Kommentar Charles Taylor: Es fehlt ein Weltstrafvollzug
Die internationale Justiz macht Fortschritte bei der Aburteilung von Menschenrechtsverletzern und Kriegsverbrechern. Von einem Weltstrafvollzug ist sie weit entfernt.
F ür ein Kriegsverbrechertribunal, das keine lebenslange Haftstrafe verhängen darf, ist ein Urteil von 50 Jahren für einen 64-jährigen Politiker eine gewagte Entscheidung.

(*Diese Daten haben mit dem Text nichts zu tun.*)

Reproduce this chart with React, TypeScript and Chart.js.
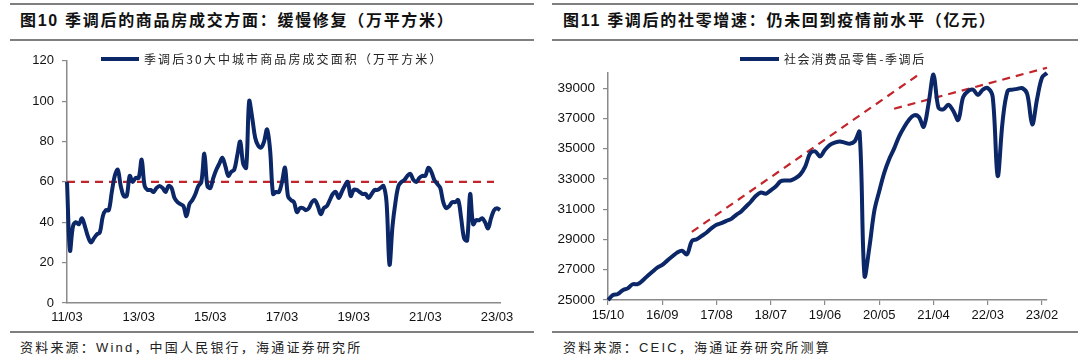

Oder eine rein symbolische.
Soll Charles Taylor, der wegen Unterstützung von Rebellen in Sierra Leone verurteilte Expräsident von Liberia, sein Gefängnis je wieder lebend verlassen, wird die am Mittwoch vom UN-Sondertribunal in den Niederlanden verhängte Strafe zu großen Teilen ausgesetzt werden müssen – und dann dürfen sich alle Beteiligten fragen, wozu das gut war.
Die internationale Justiz macht Fortschritte bei der Aburteilung von Menschenrechtsverletzern und Kriegsverbrechern – das unterstreicht das Taylor-Urteil. Aber je weiter sie kommt, desto stärker stellt sich die Frage, was eigentlich aus verurteilten Tätern wird.
Charles Taylor wird seine Strafe in Großbritannien absitzen. Andere Verurteilte des Sierra-Leone-Tribunals sitzen in Ruanda ein. Ruandische Völkermordtäter wiederum sind in Länder wie Mali geschickt worden, von wo aus sie möglicherweise bald aus Sicherheitsgründen nach Sierra Leone verlegt werden sollen.
Die ruandischen Milizenführer, denen in Deutschland der Prozess gemacht wird, belegen Zellen des ehemaligen RAF-Isolationstrakts in Stuttgart-Stammheim. Die kongolesischen Untersuchungshäftlinge des Internationalen Strafgerichtshofs sitzen am Meer unter Bedingungen, die in der Heimat als Ferien durchgehen würden, und können nur hoffen, dass ihre Prozesse möglichst lange dauern.
Was nach einer Verurteilung aus ihnen wird, ist offen. Die verhängten Strafen gehen weit auseinander: Taylor soll 50 Jahre sitzen, aber so mancher verurteilte Kriegsverbrechern aus Exjugoslawien ist schon wieder auf freiem Fuß und lebt uneinsichtig in der Heimat.
Das alles befriedigt nicht wirklich. Zu einer einheitlichen Weltjustiz sind erste Schritte getan. Aber von einem einheitlichen Weltstrafvollzug ist die Weltgemeinschaft noch weit entfernt.